The Pacific Maritime Association and the International Longshore and Warehouse Union began negotiations last month on a new contract to replace the agreement that expires June 30. NRF has urged both sides to avoid any disruptions that could affect the flow of back-to-school or holiday merchandise.
West Coast ports handle more than two-thirds of U.S. retail container cargo, including the bulk of cargo from Asia. The last major coast-wide shutdown there occurred in the fall of 2002, closing ports for 10 days and creating a months-long backlog to be cleared.
U.S. ports followed by Global Port Tracker handled 1.43 million Twenty-Foot Equivalent Units in April, the latest month for which after-the-fact numbers are available. The number was up 9.9 percent from March and 10.3 percent from April 2013. One TEU is one 20-foot cargo container or its equivalent.

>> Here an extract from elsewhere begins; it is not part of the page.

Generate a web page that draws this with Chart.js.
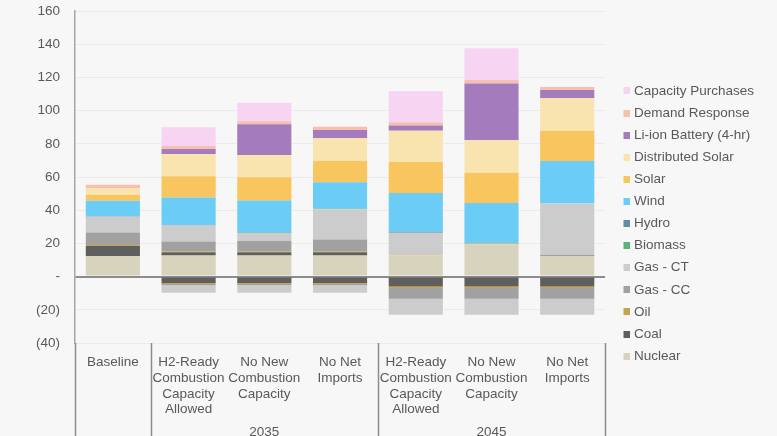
<!DOCTYPE html>
<html>
<head>
<meta charset="utf-8">
<script src="https://cdn.jsdelivr.net/npm/chart.js@4/dist/chart.umd.min.js"></script>
<style>
  html, body { margin: 0; padding: 0; background: #f7f7f7; }
  #wrap { width: 777px; height: 436px; position: relative; }
</style>
</head>
<body>
<div id="wrap"><canvas id="c" width="777" height="436"></canvas></div>
<script>
// Scenario categories (multi-line tick labels)
const categories = [
  ['Baseline'],
  ['H2-Ready', 'Combustion', 'Capacity', 'Allowed'],
  ['No New', 'Combustion', 'Capacity'],
  ['No Net', 'Imports'],
  ['H2-Ready', 'Combustion', 'Capacity', 'Allowed'],
  ['No New', 'Combustion', 'Capacity'],
  ['No Net', 'Imports']
];
// Year groups under the scenarios
const groupLabels = ['', '2035', '2045'];
const groupSizes = [1, 3, 3];

// Capacity by resource (GW)
const nuclear           = [12.4, 12.7, 12.7, 12.7, 12.8, 19.5, 12.4];
const coal              = [6.0, 2.0, 2.0, 2.0, 0, 0, 0];
const oil               = [0.6, 0.5, 0.5, 0.5, 0.3, 0.5, 0];
const gasCC             = [7.6, 5.9, 6.2, 7.2, 0, 0, 0.8];
const gasCT             = [9.6, 10.0, 4.8, 18.1, 13.3, 0, 30.9];
const biomass           = [0, 0, 0.4, 0.4, 0, 0, 0];
const hydro             = [0.3, 0, 0, 0, 0.6, 0, 0];
const wind              = [9.2, 16.5, 19.3, 16.0, 23.3, 24.3, 25.5];
const solar             = [3.6, 12.9, 13.9, 12.7, 18.7, 18.3, 18.2];
const distributedSolar  = [4.0, 13.4, 13.5, 13.7, 18.8, 19.6, 19.6];
const liIonBattery      = [0, 3.0, 18.5, 5.0, 3.2, 34.2, 5.0];
const demandResponse    = [2.0, 1.8, 1.8, 2.0, 2.0, 2.0, 1.8];
const capacityPurchases = [0, 11.3, 11.2, 0, 18.6, 19.1, 0];

// Retirements (negative)
const coalRetired  = [0, -3.8, -3.8, -3.8, -6.0, -6.0, -6.0];
const oilRetired   = [0, -0.6, -0.6, -0.6, -0.8, -0.8, -0.8];
const gasCCRetired = [0, -0.8, -0.8, -0.8, -6.6, -6.6, -6.6];
const gasCTRetired = [0, -4.6, -4.6, -4.6, -9.6, -9.6, -9.6];

// Axis ticks
const yMin = -40, yMax = 160, yStep = 20;

const colors = {
  nuclear: '#d8d3bc', coal: '#5f5f5f', oil: '#c9a44e', gasCC: '#a1a1a1', gasCT: '#cccccc',
  biomass: '#5cb37a', hydro: '#5f8ea6', wind: '#6bccf5', solar: '#f8c55f',
  distSolar: '#f9e4b0', liIon: '#a47bbd', dr: '#f8bfae', cp: '#f7d5f2'
};

const FONT = '"Liberation Sans", Arial, sans-serif';
const TEXT = '#595959';

function ds(label, data, color, retired) {
  return { label, data, backgroundColor: color, borderWidth: 0, retired: !!retired, stack: 's' };
}

const datasets = [
  ds('Nuclear', nuclear, colors.nuclear),
  ds('Coal', coal, colors.coal),
  ds('Oil', oil, colors.oil),
  ds('Gas - CC', gasCC, colors.gasCC),
  ds('Gas - CT', gasCT, colors.gasCT),
  ds('Biomass', biomass, colors.biomass),
  ds('Hydro', hydro, colors.hydro),
  ds('Wind', wind, colors.wind),
  ds('Solar', solar, colors.solar),
  ds('Distributed Solar', distributedSolar, colors.distSolar),
  ds('Li-ion Battery (4-hr)', liIonBattery, colors.liIon),
  ds('Demand Response', demandResponse, colors.dr),
  ds('Capacity Purchases', capacityPurchases, colors.cp),
  ds('Coal retired', coalRetired, colors.coal, true),
  ds('Oil retired', oilRetired, colors.oil, true),
  ds('Gas - CC retired', gasCCRetired, colors.gasCC, true),
  ds('Gas - CT retired', gasCTRetired, colors.gasCT, true)
];

// Small legend swatch: a 7px square sitting at the right of a 20px strip
function swatch(color) {
  const cv = document.createElement('canvas');
  cv.width = 20; cv.height = 7;
  const g = cv.getContext('2d');
  g.fillStyle = color;
  g.fillRect(13, 0, 7, 7);
  return cv;
}

// Draws the year-group separators and labels beneath the category axis
const groupAxis = {
  id: 'groupAxis',
  afterDraw(chart) {
    const { ctx, chartArea, scales: { x } } = chart;
    const step = x.getPixelForValue(1) - x.getPixelForValue(0);
    const edge = i => x.getPixelForValue(i) - step / 2;
    ctx.save();
    ctx.strokeStyle = '#8c8c8c';
    ctx.lineWidth = 1.5;
    let idx = 0;
    const edges = [0];
    groupSizes.forEach(n => { idx += n; edges.push(idx); });
    edges.forEach(i => {
      const px = Math.round(edge(i)) + 0.5;
      ctx.beginPath();
      ctx.moveTo(px, chartArea.bottom);
      ctx.lineTo(px, chart.height);
      ctx.stroke();
    });
    ctx.fillStyle = TEXT;
    ctx.font = '13.5px ' + FONT;
    ctx.textAlign = 'center';
    ctx.textBaseline = 'middle';
    idx = 0;
    groupLabels.forEach((lab, g) => {
      const mid = (edge(idx) + edge(idx + groupSizes[g])) / 2;
      ctx.fillText(lab, mid, chartArea.bottom + 89);
      idx += groupSizes[g];
    });
    ctx.restore();
  }
};

Chart.defaults.font.family = FONT;
Chart.defaults.font.size = 13.5;
Chart.defaults.color = TEXT;

new Chart(document.getElementById('c'), {
  type: 'bar',
  data: { labels: categories, datasets },
  options: {
    responsive: false,
    animation: false,
    layout: { padding: { top: 11, left: 36, right: 13, bottom: 0 } },
    datasets: { bar: { categoryPercentage: 1, barPercentage: 0.715 } },
    plugins: {
      tooltip: { enabled: false },
      legend: {
        position: 'right',
        reverse: true,
        labels: {
          usePointStyle: true,
          boxWidth: 13.5,
          boxHeight: 13.5,
          padding: 8.6,
          color: TEXT,
          font: { size: 13.5 },
          filter: (item, data) => !data.datasets[item.datasetIndex].retired,
          generateLabels: chart => Chart.defaults.plugins.legend.labels.generateLabels(chart)
            .map(item => Object.assign(item, { pointStyle: swatch(item.fillStyle) }))
        }
      }
    },
    scales: {
      x: {
        stacked: true,
        grid: { display: false },
        border: { display: false },
        ticks: {
          padding: 3.7,
          maxRotation: 0,
          autoSkip: false,
          color: TEXT,
          font: { size: 13.5, lineHeight: 1.16 }
        },
        afterFit: s => { s.height = 93; }
      },
      y: {
        stacked: true,
        min: yMin,
        max: yMax,
        ticks: {
          stepSize: yStep,
          padding: 0,
          color: TEXT,
          callback: v => v === 0 ? '-' : (v < 0 ? '(' + Math.abs(v) + ')' : String(v))
        },
        grid: {
          drawTicks: true,
          tickLength: 15,
          tickColor: 'rgba(0,0,0,0)',
          color: c => c.tick && c.tick.value === 0 ? '#8c8c8c' : '#ebebeb',
          lineWidth: c => c.tick && c.tick.value === 0 ? 2 : 1
        },
        border: { display: true, color: '#a6a6a6', width: 1.5 }
      }
    }
  },
  plugins: [groupAxis]
});
</script>
</body>
</html>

May was estimated at 1.47 million TEU, up 5.8 percent from the same month last year, and June is forecast at 1.46 million TEU, up 7.5 percent from last year. Both are unusually high numbers not normally seen until later in the summer or fall, a sign that retailers have begun bringing imported merchandise into the country early because of the uncertainty of what could happen when the labor contract expires.
July is forecast at an even-higher 1.51 million TEU, up 4.4 percent from last year; August at 1.52 million TEU, up 1.9 percent; September at 1.45 million TEU, up 0.8 percent; and October at 1.48 million TEU, up 3.4 percent.
The first half of the year is expected to total 8.3 million TEU, up 6.5 percent over last year. The total for 2013 was 16.2 million TEU, up 2.3 percent from 2012’s 15.8 million TEU.
The import numbers come as NRF is forecasting 4.1 percent sales growth in 2014. Cargo volume does not correlate directly with sales but is a barometer of retailers’ expectations.
Hackett Associates Founder Ben Hackett said inventory levels were up earlier in the year as a severe winter kept shoppers at home and retailers began stocking up in advance of the port negotiations.
“The weather is behind us and inventories are coming down as the consumer ventures out and West Coast dockworkers and management remain at the bargaining table,” Hackett said. “The real question is how long can the economic expansion continue?”